**WHAT IS EXPECTED**
Write out the material exactly, without any of its pictures.

**DATA LINES**
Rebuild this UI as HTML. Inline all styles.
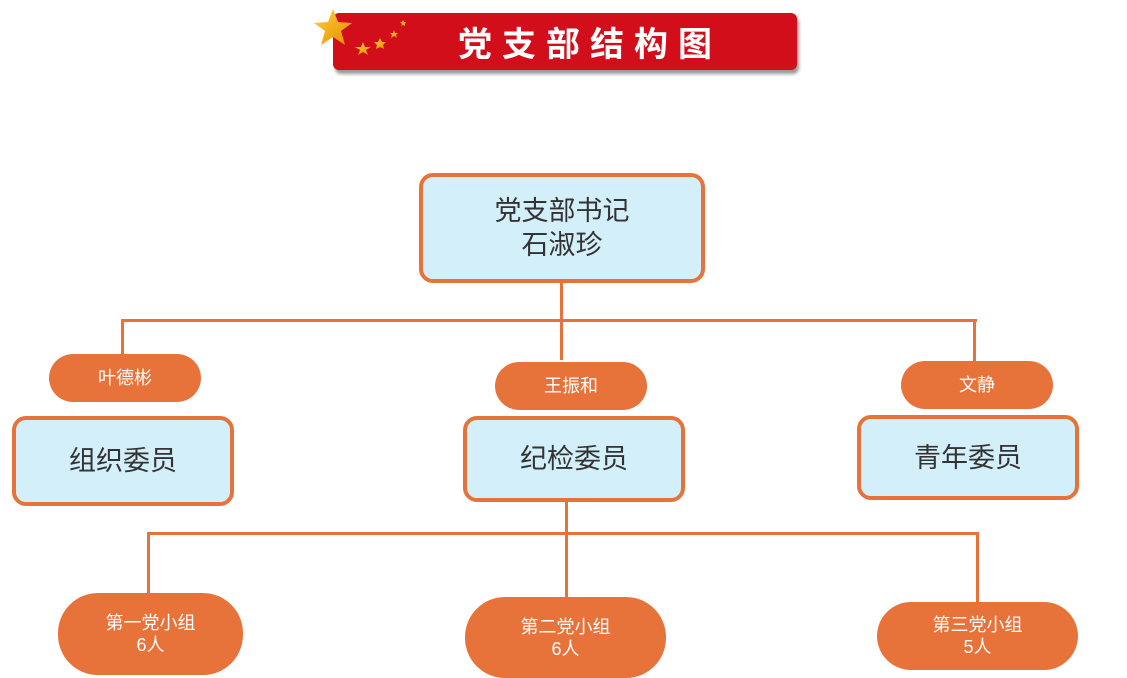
<!DOCTYPE html>
<html><head><meta charset="utf-8"><style>
body{margin:0;width:1127px;height:678px;background:#fff;position:relative;overflow:hidden;font-family:"Liberation Sans","Noto Sans CJK SC",sans-serif}
.a{position:absolute;box-sizing:border-box}
.ln{position:absolute;background:#E8733A}
.box{position:absolute;box-sizing:border-box;border:4px solid #E8733A;background:#D3EFFA;border-radius:14px;display:flex;align-items:center;justify-content:center;text-align:center;color:#333;font-size:27px;line-height:34px}
.pill{position:absolute;box-sizing:border-box;background:#E8733A;border-radius:40px;display:flex;align-items:center;justify-content:center;text-align:center;color:#fff;font-size:18px;line-height:22px}
</style></head><body>
<div class="a" style="left:333px;top:13px;width:464px;height:57px;background:#D20E1B;border-radius:6px;box-shadow:2px 4px 3px #999"></div>
<div class="a" style="left:440px;top:20px;width:300px;height:44px;color:#fff;font-weight:bold;font-size:34px;letter-spacing:10px;line-height:44px;text-align:center;font-family:'Noto Sans CJK SC',sans-serif">党支部结构图</div>
<svg class="a" style="left:305px;top:5px" width="110" height="60">
<defs><linearGradient id="g" x1="0" y1="0" x2="1" y2="1"><stop offset="0" stop-color="#FFD23A"/><stop offset="1" stop-color="#E88A00"/></linearGradient></defs>
<polygon fill="url(#g)" points="28,4 33,17 47,18 36,26 40,40 28,32 16,40 20,26 9,18 23,17"/>
<polygon fill="url(#g)" points="58,37 60,42 66,42 61,45 63,50 58,47 53,50 55,45 50,42 56,42"/>
<polygon fill="url(#g)" points="75,33 77,37 81,37 78,40 79,44 75,42 71,44 72,40 69,37 73,37"/>
<polygon fill="url(#g)" points="89,25 90,28 93,28 91,30 92,33 89,31 86,33 87,30 85,28 88,28"/>
<polygon fill="url(#g)" points="98,15 99,17 101,17 100,19 100,21 98,20 96,21 97,19 95,17 97,17"/>
</svg>
<div class="ln" style="left:560px;top:283px;width:3px;height:77px"></div>
<div class="ln" style="left:122px;top:319px;width:855px;height:3px"></div>
<div class="ln" style="left:121px;top:319px;width:3px;height:36px"></div>
<div class="ln" style="left:973px;top:319px;width:3px;height:43px"></div>
<div class="ln" style="left:565px;top:502px;width:3px;height:96px"></div>
<div class="ln" style="left:148px;top:532px;width:830px;height:3px"></div>
<div class="ln" style="left:147px;top:532px;width:3px;height:63px"></div>
<div class="ln" style="left:976px;top:532px;width:3px;height:71px"></div>
<div class="box" style="left:419px;top:173px;width:286px;height:110px">党支部书记<br>石淑珍</div>
<div class="pill" style="left:49px;top:354px;width:152px;height:48px">叶德彬</div>
<div class="pill" style="left:495px;top:362px;width:152px;height:48px">王振和</div>
<div class="pill" style="left:901px;top:361px;width:152px;height:48px">文静</div>
<div class="box" style="left:12px;top:416px;width:222px;height:90px">组织委员</div>
<div class="box" style="left:463px;top:416px;width:222px;height:86px">纪检委员</div>
<div class="box" style="left:857px;top:415px;width:222px;height:85px">青年委员</div>
<div class="pill" style="left:58px;top:593px;width:185px;height:82px">第一党小组<br>6人</div>
<div class="pill" style="left:465px;top:597px;width:201px;height:81px">第二党小组<br>6人</div>
<div class="pill" style="left:877px;top:602px;width:201px;height:68px">第三党小组<br>5人</div>
</body></html>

**FULL RESPONSE**
Rebuild this UI as HTML. Inline all styles.
<!DOCTYPE html>
<html><head><meta charset="utf-8"><style>
body{margin:0;width:1127px;height:678px;background:#fff;position:relative;overflow:hidden;font-family:"Liberation Sans","Noto Sans CJK SC",sans-serif}
.a{position:absolute;box-sizing:border-box}
.ln{position:absolute;background:#E8733A}
.box{position:absolute;box-sizing:border-box;border:4px solid #E8733A;background:#D3EFFA;border-radius:14px;display:flex;align-items:center;justify-content:center;text-align:center;color:#333;font-size:27px;line-height:34px}
.pill{position:absolute;box-sizing:border-box;background:#E8733A;border-radius:40px;display:flex;align-items:center;justify-content:center;text-align:center;color:#fff;font-size:18px;line-height:22px}
</style></head><body>
<div class="a" style="left:333px;top:13px;width:464px;height:57px;background:#D20E1B;border-radius:6px;box-shadow:2px 4px 3px #999"></div>
<div class="a" style="left:440px;top:20px;width:300px;height:44px;color:#fff;font-weight:bold;font-size:34px;letter-spacing:10px;line-height:44px;text-align:center;font-family:'Noto Sans CJK SC',sans-serif">党支部结构图</div>
<svg class="a" style="left:305px;top:5px" width="110" height="60">
<defs><linearGradient id="g" x1="0" y1="0" x2="1" y2="1"><stop offset="0" stop-color="#FFD23A"/><stop offset="1" stop-color="#E88A00"/></linearGradient></defs>
<polygon fill="url(#g)" points="28,4 33,17 47,18 36,26 40,40 28,32 16,40 20,26 9,18 23,17"/>
<polygon fill="url(#g)" points="58,37 60,42 66,42 61,45 63,50 58,47 53,50 55,45 50,42 56,42"/>
<polygon fill="url(#g)" points="75,33 77,37 81,37 78,40 79,44 75,42 71,44 72,40 69,37 73,37"/>
<polygon fill="url(#g)" points="89,25 90,28 93,28 91,30 92,33 89,31 86,33 87,30 85,28 88,28"/>
<polygon fill="url(#g)" points="98,15 99,17 101,17 100,19 100,21 98,20 96,21 97,19 95,17 97,17"/>
</svg>
<div class="ln" style="left:560px;top:283px;width:3px;height:77px"></div>
<div class="ln" style="left:122px;top:319px;width:855px;height:3px"></div>
<div class="ln" style="left:121px;top:319px;width:3px;height:36px"></div>
<div class="ln" style="left:973px;top:319px;width:3px;height:43px"></div>
<div class="ln" style="left:565px;top:502px;width:3px;height:96px"></div>
<div class="ln" style="left:148px;top:532px;width:830px;height:3px"></div>
<div class="ln" style="left:147px;top:532px;width:3px;height:63px"></div>
<div class="ln" style="left:976px;top:532px;width:3px;height:71px"></div>
<div class="box" style="left:419px;top:173px;width:286px;height:110px">党支部书记<br>石淑珍</div>
<div class="pill" style="left:49px;top:354px;width:152px;height:48px">叶德彬</div>
<div class="pill" style="left:495px;top:362px;width:152px;height:48px">王振和</div>
<div class="pill" style="left:901px;top:361px;width:152px;height:48px">文静</div>
<div class="box" style="left:12px;top:416px;width:222px;height:90px">组织委员</div>
<div class="box" style="left:463px;top:416px;width:222px;height:86px">纪检委员</div>
<div class="box" style="left:857px;top:415px;width:222px;height:85px">青年委员</div>
<div class="pill" style="left:58px;top:593px;width:185px;height:82px">第一党小组<br>6人</div>
<div class="pill" style="left:465px;top:597px;width:201px;height:81px">第二党小组<br>6人</div>
<div class="pill" style="left:877px;top:602px;width:201px;height:68px">第三党小组<br>5人</div>
</body></html>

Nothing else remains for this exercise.